The unusually blunt assessment deals a political blow to Bush, who has relied heavily on GOP support to stave off anti-war legislation.
It also comes as a surprise. Most Republicans have said they were willing to wait until September to see if Bush's recently ordered troop buildup in Iraq was working.
"In my judgment, the costs and risks of continuing down the current path outweigh the potential benefits that might be achieved," Lugar, R-Ind., said in a Senate floor speech. "Persisting indefinitely with the surge strategy will delay policy adjustments that have a better chance of protecting our vital interests over the long term."
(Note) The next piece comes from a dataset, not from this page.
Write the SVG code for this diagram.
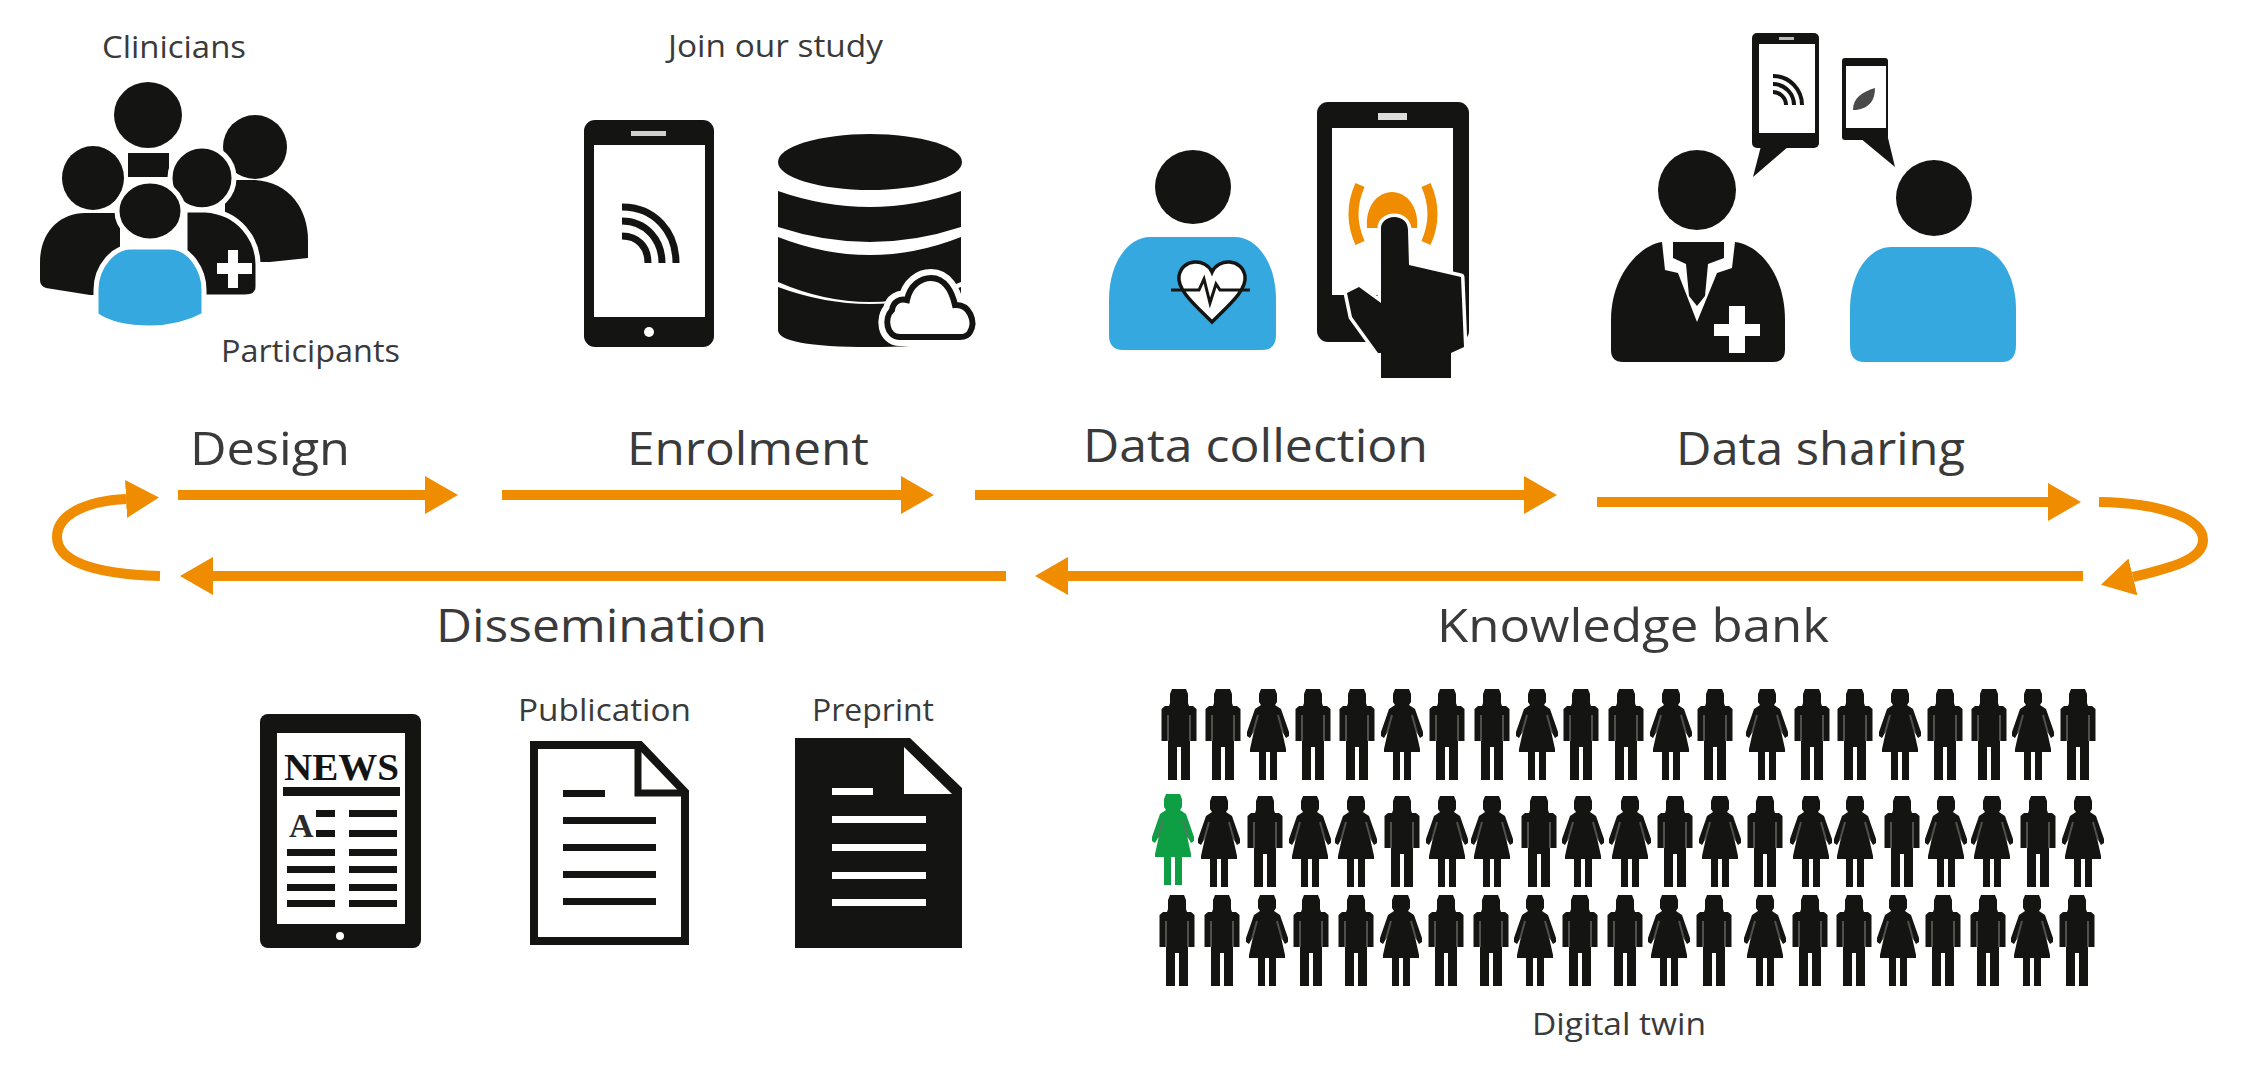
<svg xmlns="http://www.w3.org/2000/svg" width="2244" height="1068" viewBox="0 0 2244 1068">
<style>
text{font-family:"Open Sans","Liberation Sans",sans-serif;fill:#3a3a3a}
.big{font-size:46px}
.small{font-size:31px}
.k{fill:#141412}
.b{fill:#35a8e0}
.w{fill:#fff}
.halo{stroke:#fff;stroke-width:5;stroke-linejoin:round}
.arc{fill:none;stroke:#141412;stroke-linecap:butt}
.flow{fill:none;stroke:#f08c00;stroke-width:10;marker-end:url(#head)}
.armline{fill:none;stroke:#6a6a6a;stroke-opacity:.7;stroke-width:2}
</style>
<defs>
<marker id="head" viewBox="0 0 33 38" refX="0" refY="19" markerWidth="33" markerHeight="38" markerUnits="userSpaceOnUse" orient="auto"><path d="M0 0L33 19L0 38Z" fill="#f08c00"/></marker>
<g id="man"><path d="M-7 0H7L9 5V14L10 17H14L17.5 20V52H11V91H2V58H-2V91H-11V52H-17.5V20L-14 17H-10L-9 14V5Z"/><path class="armline" d="M-11 26V52M11 26V52"/></g>
<g id="woman"><path d="M-7 0H7L9 5V13L7 16L13 20L21 43V47L18 49L14 42L18 60V63H9V91H2V63H-2V91H-9V63H-18V60L-14 42L-18 49L-21 47V43L-13 20L-7 16L-9 13V5Z"/><path class="armline" d="M-10 26L-15 44M10 26L15 44"/></g>
</defs>
<rect width="2244" height="1068" fill="#fff"/>

<g id="connectors">
<path class="flow" d="M178 495H425"/>
<path class="flow" d="M502 495H901"/>
<path class="flow" d="M975 495H1524"/>
<path class="flow" d="M1597 502H2048"/>
<path class="flow" d="M2099 502C2160 503 2203 518 2203 540C2203 560 2170 568 2133 577"/>
<path class="flow" d="M2083 576H1068"/>
<path class="flow" d="M1006 576H213"/>
<path class="flow" d="M160 576C90 574 57 560 57 537C57 515 85 501 126 499"/>
</g>

<g id="labels">
<text class="big" x="190" y="465" textLength="160" lengthAdjust="spacingAndGlyphs">Design</text>
<text class="big" x="627" y="465" textLength="242" lengthAdjust="spacingAndGlyphs">Enrolment</text>
<text class="big" x="1083" y="462" textLength="345" lengthAdjust="spacingAndGlyphs">Data collection</text>
<text class="big" x="1676" y="465" textLength="289" lengthAdjust="spacingAndGlyphs">Data sharing</text>
<text class="big" x="436" y="642" textLength="331" lengthAdjust="spacingAndGlyphs">Dissemination</text>
<text class="big" x="1437" y="642" textLength="392" lengthAdjust="spacingAndGlyphs">Knowledge bank</text>
</g>

<g id="design">
<ellipse class="k" cx="255" cy="147" rx="32" ry="32"/>
<path class="k" d="M225 180H255C290 182 308 210 308 240V258L270 262H225Z"/>
<ellipse class="k" cx="148" cy="115" rx="34" ry="33"/>
<rect class="k" x="128" y="153" width="41" height="24"/>
<ellipse class="k" cx="93" cy="178" rx="31" ry="32"/>
<path class="k" d="M40 280V262C40 232 60 213 85 213H120V295H90L46 288Q40 286 40 280Z"/>
<ellipse class="k halo" cx="202" cy="178" rx="32" ry="32"/>
<path class="k halo" d="M185 210H205C240 212 258 240 258 265V287Q258 297 245 297H185Z"/>
<path class="w" d="M217 263H228V250H238V263H252V274H238V288H228V274H217Z"/>
<ellipse class="k halo" cx="150" cy="211" rx="33" ry="30"/>
<path class="b halo" d="M96 310V290C96 265 115 247 130 247H170C190 247 204 270 204 290V315Q180 328 150 328Q115 328 96 315Z"/>
<text class="small" x="102" y="58" textLength="144" lengthAdjust="spacingAndGlyphs">Clinicians</text>
<text class="small" x="221" y="362" textLength="179" lengthAdjust="spacingAndGlyphs">Participants</text>
</g>

<g id="enrolment">
<rect class="k" x="584" y="120" width="130" height="227" rx="11"/>
<rect class="w" x="594" y="145" width="111" height="172"/>
<rect class="w" x="631" y="131" width="35" height="5" fill-opacity=".8"/>
<circle class="w" cx="649" cy="332" r="5"/>
<path class="arc" stroke-width="7" d="M622 207C655 207 676 232 676 263M622 221C646 221 662 240 662 263M622 236C638 236 648 247 648 263"/>
<text class="small" x="668" y="57" textLength="215" lengthAdjust="spacingAndGlyphs">Join our study</text>
<ellipse class="k" cx="870" cy="162" rx="92" ry="28"/>
<path class="k" d="M778 191Q870 223 961 191V227Q870 257 778 227Z"/>
<path class="k" d="M778 237Q870 273 961 237V282Q870 322 778 282Z"/>
<path class="k" d="M778 287Q870 321 961 287V330Q961 347 870 347Q778 347 778 330Z"/>
<path d="M900 337C886 337 884 318 892 310C893 302 900 298 907 300C910 285 921 278 931 278C945 278 952 292 955 305C970 304 976 322 970 332C968 336 964 337 960 337Z" fill="#fff" stroke="#fff" stroke-width="18"/>
<path d="M900 337C886 337 884 318 892 310C893 302 900 298 907 300C910 285 921 278 931 278C945 278 952 292 955 305C970 304 976 322 970 332C968 336 964 337 960 337Z" fill="#fff" stroke="#141412" stroke-width="6"/>
</g>

<g id="data-collection">
<ellipse class="k" cx="1193" cy="187" rx="38" ry="37"/>
<path class="b" d="M1109 335V300C1109 260 1130 237 1150 237H1235C1255 237 1276 260 1276 300V335Q1276 350 1262 350H1123Q1109 350 1109 335Z"/>
<path d="M1212 272C1206 258 1182 258 1179 276C1177 290 1195 305 1212 322C1229 305 1247 290 1245 276C1242 258 1218 258 1212 272Z" fill="#fff" stroke="#141412" stroke-width="3.5"/>
<path d="M1171 290H1199L1204 279L1210 303L1216 284L1220 290H1250" fill="none" stroke="#141412" stroke-width="3"/>
<rect class="k" x="1317" y="102" width="152" height="240" rx="11"/>
<rect class="w" x="1332" y="128" width="121" height="167"/>
<rect class="w" x="1378" y="113" width="29" height="7" fill-opacity=".85"/>
<path d="M1367 228C1365 206 1378 192 1392 192C1406 192 1419 206 1417 228Z" fill="#f08c00"/>
<path d="M1360 185Q1347 214 1360 243M1426 185Q1439 214 1426 243" fill="none" stroke="#f08c00" stroke-width="10"/>
<path class="k" d="M1394 217C1402 217 1408 222 1408 230L1409 265L1461 277L1464 347L1451 353V378H1381V353L1378 353L1352 317L1347 293L1359 287L1381 303V228C1381 222 1387 217 1394 217Z" stroke="#fff" stroke-width="7" stroke-linejoin="round" paint-order="stroke"/>
</g>

<g id="data-sharing">
<ellipse class="k" cx="1697" cy="190" rx="39" ry="40"/>
<path class="k" d="M1611 350V320C1611 275 1640 245 1662 242H1735C1760 245 1785 275 1785 320V350Q1785 362 1773 362H1623Q1611 362 1611 350Z"/>
<path class="w" d="M1662 242L1665 270L1678 273L1697 322L1717 273L1732 268L1735 242Z"/>
<path class="k" d="M1673 242H1724V258L1708 264L1705 296L1697 306L1689 296L1686 264L1673 258Z"/>
<path class="w" d="M1714 324H1729V306H1745V324H1760V336H1745V353H1729V336H1714Z"/>
<ellipse class="k" cx="1934" cy="198" rx="38" ry="38"/>
<path class="b" d="M1850 345V310C1850 270 1871 247 1891 247H1975C1995 247 2016 270 2016 310V345Q2016 362 2002 362H1864Q1850 362 1850 345Z"/>
<rect class="k" x="1752" y="33" width="67" height="115" rx="5"/>
<path class="k" d="M1761 146L1753 177L1789 146Z"/>
<rect class="w" x="1759" y="44" width="56" height="89"/>
<rect class="w" x="1779" y="37" width="15" height="3" fill-opacity=".7"/>
<path class="arc" stroke-width="4" d="M1773 76C1790 76 1802 90 1802 105M1773 84C1785 84 1794 94 1794 105M1773 92C1780 92 1786 98 1786 105"/>
<rect class="k" x="1842" y="58" width="46" height="82" rx="3"/>
<path class="k" d="M1860 138L1895 167L1888 138Z"/>
<rect class="w" x="1846" y="66" width="40" height="62"/>
<path d="M1853 110C1853 98 1862 92 1875 88C1875 100 1870 108 1856 110Z" fill="#4a4a4a"/>
</g>

<g id="dissemination">
<rect class="k" x="260" y="714" width="161" height="234" rx="8"/>
<rect class="w" x="277" y="733" width="128" height="191"/>
<circle class="w" cx="340" cy="936" r="4"/>
<text x="284" y="780" font-size="37" font-weight="700" textLength="115" lengthAdjust="spacingAndGlyphs" style="font-family:'Liberation Serif',serif;fill:#141412">NEWS</text>
<rect class="k" x="283" y="787" width="117" height="9"/>
<text x="289" y="837" font-size="34" font-weight="700" style="font-family:'Liberation Serif',serif;fill:#2a2a2a">A</text>
<path class="k" d="M316 810h19v7h-19zM316 830h19v7h-19zM349 810h48v7h-48zM349 830h48v7h-48zM287 849h48v7h-48zM349 849h48v7h-48zM287 866h48v7h-48zM349 866h48v7h-48zM287 884h48v7h-48zM349 884h48v7h-48zM287 900h48v7h-48zM349 900h48v7h-48z"/>
<path d="M534 745H640L685 792V941H534Z" fill="#fff" stroke="#141412" stroke-width="8"/>
<path d="M638 745V793H685" fill="none" stroke="#141412" stroke-width="7"/>
<path class="k" d="M563 790h42v7h-42zM563 817h93v7h-93zM563 844h93v7h-93zM563 871h93v7h-93zM563 898h93v7h-93z"/>
<text class="small" x="518" y="721" textLength="173" lengthAdjust="spacingAndGlyphs">Publication</text>
<path class="k" d="M795 738H910L962 788V948H795Z"/>
<path class="w" d="M904 747V794H952Z"/>
<path class="w" d="M832 788h41v7h-41zM832 816h94v7h-94zM832 844h94v7h-94zM832 872h94v7h-94zM832 899h94v7h-94z"/>
<text class="small" x="812" y="721" textLength="122" lengthAdjust="spacingAndGlyphs">Preprint</text>
</g>

<g id="knowledge-bank">
<g id="row1" fill="#141412">
<use href="#man" x="1179" y="689"/><use href="#man" x="1223" y="689"/><use href="#woman" x="1268" y="689"/><use href="#man" x="1313" y="689"/><use href="#man" x="1357" y="689"/><use href="#woman" x="1402" y="689"/><use href="#man" x="1447" y="689"/><use href="#man" x="1492" y="689"/><use href="#woman" x="1537" y="689"/><use href="#man" x="1581" y="689"/><use href="#man" x="1626" y="689"/><use href="#woman" x="1671" y="689"/><use href="#man" x="1715" y="689"/><use href="#woman" x="1767" y="689"/><use href="#man" x="1812" y="689"/><use href="#man" x="1855" y="689"/><use href="#woman" x="1900" y="689"/><use href="#man" x="1945" y="689"/><use href="#man" x="1989" y="689"/><use href="#woman" x="2033" y="689"/><use href="#man" x="2078" y="689"/>
</g>
<g id="row2" fill="#141412">
<use href="#woman" x="1173" y="794" fill="#0e9f45"/><use href="#woman" x="1219" y="796"/><use href="#man" x="1265" y="796"/><use href="#woman" x="1310" y="796"/><use href="#woman" x="1356" y="796"/><use href="#man" x="1402" y="796"/><use href="#woman" x="1447" y="796"/><use href="#woman" x="1492" y="796"/><use href="#man" x="1539" y="796"/><use href="#woman" x="1583" y="796"/><use href="#woman" x="1630" y="796"/><use href="#man" x="1675" y="796"/><use href="#woman" x="1720" y="796"/><use href="#man" x="1765" y="796"/><use href="#woman" x="1811" y="796"/><use href="#woman" x="1855" y="796"/><use href="#man" x="1902" y="796"/><use href="#woman" x="1946" y="796"/><use href="#woman" x="1992" y="796"/><use href="#man" x="2038" y="796"/><use href="#woman" x="2083" y="796"/>
</g>
<g id="row3" fill="#141412">
<use href="#man" x="1177" y="895"/><use href="#man" x="1222" y="895"/><use href="#woman" x="1267" y="895"/><use href="#man" x="1311" y="895"/><use href="#man" x="1356" y="895"/><use href="#woman" x="1401" y="895"/><use href="#man" x="1446" y="895"/><use href="#man" x="1491" y="895"/><use href="#woman" x="1535" y="895"/><use href="#man" x="1580" y="895"/><use href="#man" x="1625" y="895"/><use href="#woman" x="1669" y="895"/><use href="#man" x="1714" y="895"/><use href="#woman" x="1765" y="895"/><use href="#man" x="1810" y="895"/><use href="#man" x="1854" y="895"/><use href="#woman" x="1898" y="895"/><use href="#man" x="1943" y="895"/><use href="#man" x="1988" y="895"/><use href="#woman" x="2032" y="895"/><use href="#man" x="2077" y="895"/>
</g>
<text class="small" x="1532" y="1035" textLength="174" lengthAdjust="spacingAndGlyphs">Digital twin</text>
</g>
</svg>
Only a few Republicans have broken ranks and called for a change in course or embraced Democratic proposals ordering troops home by a certain date. As the top Republican and former chairman of the Senate Foreign Relations Committee, Lugar's critique could provide political cover for more Republicans wanting to challenge Bush on the war.
Lugar's spokesman Andy Fisher said the senator wanted to express his concerns publicly before Bush reviews his Iraq strategy in September.
"They've known his position on this for quite a while," Fisher said of the White House.
Lugar won't switch vote
However, Fisher said the speech does not mean Lugar would switch his vote on the war or embrace Democratic measures setting a deadline for troop withdrawals.
In January, Lugar voted against a resolution opposing the troop buildup, contending that the nonbinding measure would have no practical effect. In spring, he voted against a Democratic bill that would have triggered troop withdrawals by Oct. 1 with the goal of completing the pull out in six months.
Next month, Senate Majority Leader Harry Reid, D-Nev., plans to force votes on several anti-war proposals as amendments to a 2008 defense policy bill. Members will decide whether to cut off money for combat, demand troop withdrawals start in four months, restrict the length of combat tours and rescind Congress' 2002 authorization of Iraqi invasion.
Expected to fall short of the 60 votes needed in the Senate to pass controversial legislation, the proposals are intended to increase pressure on Bush and play up to voters frustrated with the war.